The test circuit comprises a spring loaded switch SA which, when the button 20 which actuates it is depressed, results in a steady glow in a light emitting diode D2 which is positioned adjacent to the push-button in the trigger device but this only occurs if an "arm" switch SC on the main unit has been closed and the device is in readiness for operation. On conducting a test, should conditions not be favorable to excitation of the filament of the light source, this will be indicated by no glow being visible in the diode D2 an additional test feature is that if all connections are correct but there is a break in the light source connection or the filament which forms the light source, the diode will momentarily glow brightly when the test button is first pressed and the glow intensity will then drop to a very low level or extinguish completely, this being due to the use of the capacitor C1 previously referred to which discharges through the diode D2.

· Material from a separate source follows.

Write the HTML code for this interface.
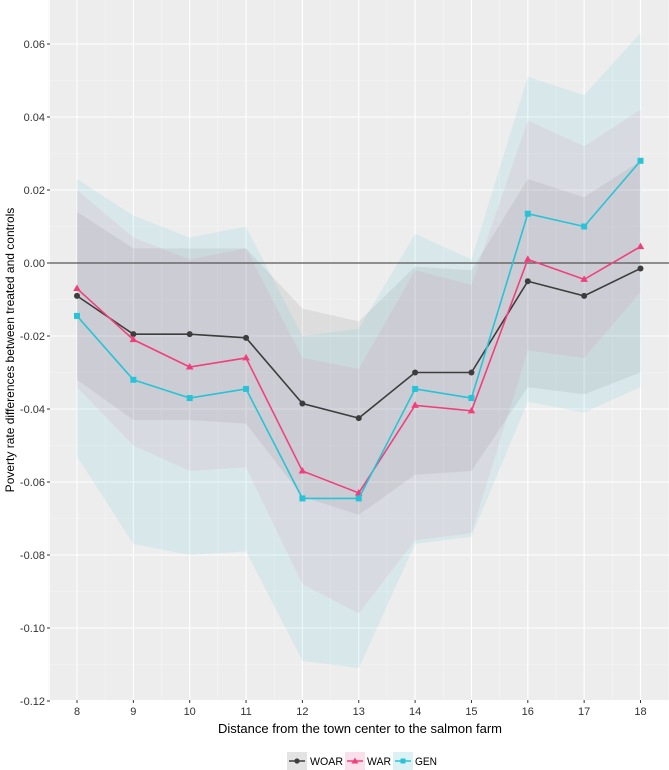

It will be noted from FIG. 7 that the diode D2 is operative only when the switch SB is open, and at that condition the switch SA controls flow in the test circuitry comprising the diodes D1 and D2 and the resistors R1 and R2 which, with the resistor R5, form the current limiting device during testing and also the indicator means.
Because of this, the test button SA does not trigger the transistor but merely closes the circuit to allow sufficient current to flow through the circuit to test the components, continuity of the circuit and light source being indicated by the glow in the diode D2 associated with this button.
It will be realized from the foregoing that a simple and effective unit is provided which comprises generally a body which has attached to it a telescopically mounted light source, and which carries the energizing means for the light source, and also houses in a recess the remote control carrying the test and energizing buttons, the remote control unit forming also the spool on which the extended wire is wound so that when the remote control unit is removed from the body, the wire can be unwound, preferably as stated by drawing out a grip so that the spool can rotate, and when the required amount of control wire has been withdrawn, the unit is ready for operations after the arm switch is closed and the circuit is tested.
As stated the device is preferably mounted on any suitable support by means of a girth strap which can be positioned to hold the unit to the support or can be swung around to a position where it locks the remote control unit in the recess in the body of the device.
It will of course be obvious that modifications of this device could be effected within the spirit of the invention, and for instance the remote control unit could be arranged to independently support a member carrying the link wire, the remote control unit simply clipping to the body which carries the main switching unit, the telescopic lamp unit and the power supply.